In the early ’40s, Rapson moved to Chicago to teach under Laszlo Moholy-Nagy, the former Bauhaus professor who had set up the experimental New Bauhaus there. In the years at Cranbrook and in Chicago—at the end of the Great Depression and during the war—private construction was at a near standstill, and Rapson kept himself and his ideas going by participating in and winning competitions. In 1939, he, Eero Saarinen, and Fred James won a competition designing a festival theater and fine arts center for the College of William and Mary, which would become the first Modern building on an American campus. In 1945, with his Greenbelt House, he was the youngest of nine architects selected for the Arts and Architecture Case Study competition.
It was in 1946 that his career in education solidified when he became an assistant professor at MIT. He also volunteered as an instructor at the Boston Architectural Center, devoting the time he could spare to morphing that program from Beaux Art to Modern. He also continued his practice. Notably, during the boom years of the 1950s, he and partner John Van der Meulen designed a number of embassies in Europe for the U.S. State Department.

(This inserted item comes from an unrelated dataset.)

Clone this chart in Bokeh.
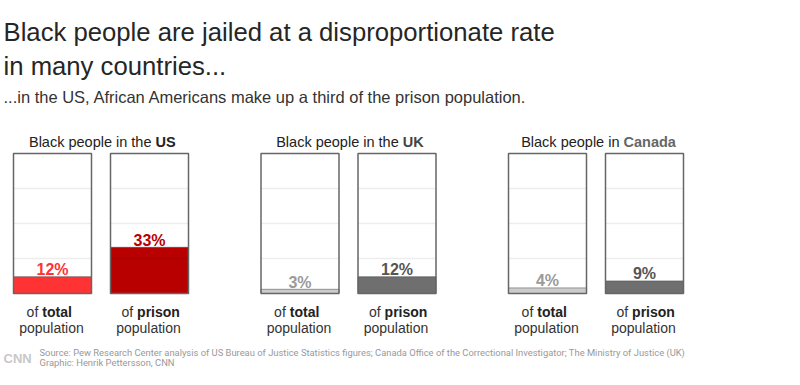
from bokeh.plotting import figure
from bokeh.models import Range1d, ColumnDataSource
from bokeh.core.properties import value
from bokeh.embed import file_html
from bokeh.resources import INLINE

# ---------------- data ----------------
title_lines = ["Black people are jailed at a disproportionate rate", "in many countries..."]
subtitle = "...in the US, African Americans make up a third of the prison population."
countries = ["US", "UK", "Canada"]
country_prefix = ["Black people in the", "Black people in the", "Black people in"]
total_share = [12, 3, 4]      # % of total population
prison_share = [33, 12, 9]    # % of prison population
bottom_words = ["total", "prison"]
source_lines = [
    "Source: Pew Research Center analysis of US Bureau of Justice Statistics figures; Canada Office of the Correctional Investigator; The Ministry of Justice (UK)",
    "Graphic: Henrik Pettersson, CNN",
]

# ---------------- styles ----------------
FONT = "Liberation Sans"
total_fill = ["#ff3333", "#cccccc", "#cccccc"]
prison_fill = ["#b90000", "#6f6f6f", "#6f6f6f"]
total_label_color = ["#ff3333", "#9a9a9a", "#9a9a9a"]
prison_label_color = ["#b90000", "#555555", "#555555"]
country_color = ["#222222", "#444444", "#666666"]

# ---------------- layout ----------------
W, H = 784, 369
PX = 1.4            # pixels per percentage point (box is 140 px tall)
BOX_BOTTOM = 293    # pixel row of box bottom


def Y(py):
    return (BOX_BOTTOM - py) / PX


group_left = [13, 260.5, 508]
inner = 97
bw = 78
title_split = [142, 141.7, 115]

p = figure(width=W, height=H, x_range=Range1d(0, W), y_range=Range1d(Y(H), Y(0)),
           output_backend="svg", toolbar_location=None, min_border=0,
           x_axis_location=None, y_axis_location=None)
p.grid.visible = False
p.outline_line_color = None
p.background_fill_color = "white"
p.border_fill_color = "white"

# boxes / bars
lefts, rights, tops, fills = [], [], [], []
lab_x, lab_y, lab_t, lab_c = [], [], [], []
for i, c in enumerate(countries):
    for j, (val, fc, lc) in enumerate([(total_share[i], total_fill[i], total_label_color[i]),
                                       (prison_share[i], prison_fill[i], prison_label_color[i])]):
        l = group_left[i] + j * inner
        lefts.append(l)
        rights.append(l + bw)
        tops.append(val)
        fills.append(fc)
        lab_x.append(l + bw / 2)
        lab_y.append(val)
        lab_t.append(f"{val}%")
        lab_c.append(lc)

bars = ColumnDataSource(dict(left=lefts, right=rights, top=tops, fill=fills))
p.quad(left="left", right="right", bottom=0, top="top", fill_color="fill",
       line_color="#444444", line_alpha=0.5, line_width=1, source=bars)

# gridlines on top of bars
gx0, gx1, gy = [], [], []
for l in lefts:
    for g in (25, 50, 75):
        gx0.append(l)
        gx1.append(l + bw)
        gy.append(g)
p.segment(x0=gx0, x1=gx1, y0=gy, y1=gy, line_color="#000000", line_alpha=0.07, line_width=1.5)

# box outlines
p.quad(left=lefts, right=rights, bottom=0, top=100, fill_alpha=0,
       line_color="#666666", line_width=1.5)

# percent labels
p.text(x=lab_x, y=lab_y, text=lab_t, text_color=lab_c, text_font=value(FONT),
       text_font_style="bold", text_font_size="16px", text_align="center",
       text_baseline="alphabetic", y_offset=-7)

# title + subtitle
p.text(x=[3, 3], y=[Y(31.7), Y(65)], text=title_lines, text_color="#262626",
       text_font=value(FONT), text_font_size="25.7px", text_baseline="alphabetic")
p.text(x=[3], y=[Y(96)], text=[subtitle], text_color="#333333",
       text_font=value(FONT), text_font_size="16.5px", text_baseline="alphabetic")

# country titles
sx = [g + s for g, s in zip(group_left, title_split)]
p.text(x=[s - 4 for s in sx], y=[Y(141)] * 3, text=country_prefix, text_color="#222222",
       text_font=value(FONT), text_font_size="14.5px", text_align="right",
       text_baseline="alphabetic")
p.text(x=sx, y=[Y(141)] * 3, text=countries, text_color=country_color,
       text_font=value(FONT), text_font_style="bold", text_font_size="14.5px",
       text_align="left", text_baseline="alphabetic")

# bottom labels
of_x, word_x, word_t, pop_x = [], [], [], []
for i in range(3):
    for j, off in enumerate((28.8, 26.6)):
        l = group_left[i] + j * inner
        of_x.append(l + off - 4)
        word_x.append(l + off)
        word_t.append(bottom_words[j])
        pop_x.append(l + bw / 2 - 1)
p.text(x=of_x, y=[Y(311.7)] * 6, text=["of"] * 6, text_color="#333333",
       text_font=value(FONT), text_font_size="14px", text_align="right",
       text_baseline="alphabetic")
p.text(x=word_x, y=[Y(311.7)] * 6, text=word_t, text_color="#222222",
       text_font=value(FONT), text_font_style="bold", text_font_size="14px",
       text_align="left", text_baseline="alphabetic")
p.text(x=pop_x, y=[Y(327)] * 6, text=["population"] * 6, text_color="#333333",
       text_font=value(FONT), text_font_size="14px", text_align="center",
       text_baseline="alphabetic")

# footer
p.text(x=[3], y=[Y(358)], text=["CNN"], text_color="#c8c8c8", text_font=value(FONT),
       text_font_style="bold", text_font_size="13px", text_baseline="alphabetic")
p.text(x=[39, 39], y=[Y(352), Y(361.5)], text=source_lines, text_color="#999999",
       text_font=value("Roboto"), text_font_size="9.4px", text_baseline="alphabetic")

open("out.html", "w").write(file_html(p, INLINE))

In 1954, he accepted the position as chair of the University of Minnesota School of Architecture (now the College of Design, School of Architecture). In his 30 year tenure in that position, he led that program to national prominence.
His best-known work is the Guthrie Theater in Minneapolis, completed in 1963. To eliminate the separation of audience and performers, he wrapped the seating around the thrust stage so no one of the 200 in the audience was more than 45 feet from the performance, and everyone could participate in, as he said, “the delight, fantasy, and stimulation of the theater experience itself.”
To his dismay, Rapson saw the Walker Art Center raze the Guthrie when it moved to the New Guthrie in Minneapolis (designed by recent Pritzker recipient Jean Nouvel). “It’s disappointing to me that an arts institution would be so disrespectful,” Rapson said of the situation in 2002.
Revered by students and colleagues
“Ralph Rapson had a profound influence on architecture, particularly architecture in Minnesota,” says 1981 AIA President Randy Vosbeck, FAIA, who graduated from the University of Minnesota the year before Rapson arrived.
“He was a wonderful, gracious person, humble and unassuming, and to see the love the students had for him was incredible,” Vosbeck continues. “His influence, through his students, has spread all over the world. And his influence reached beyond architecture. The whole arts community stood behind him on saving the Guthrie.”
“One of the most impressive was that he played the cards he was dealt, and admirably,” says 1995 Chancellor of the College of Fellows Robert Coles, FAIA, referring to the fact that Rapson, renowned for his drawing skills even though his deformed right arm was amputated when he was a child. He first got to know Rapson when Coles was a Rotch Traveling Fellow in 1955 while at MIT. One requirement was to submit regular reports, Coles recalls. “As an African American, I felt I should emulate his diligence. We shared the drive to overcome adversity,” Coles says.
Active till his death, Rapson spent his last evening on his exercise bike and drawing, according to Kresge Foundation President Rip Rapson, the architect’s eldest son.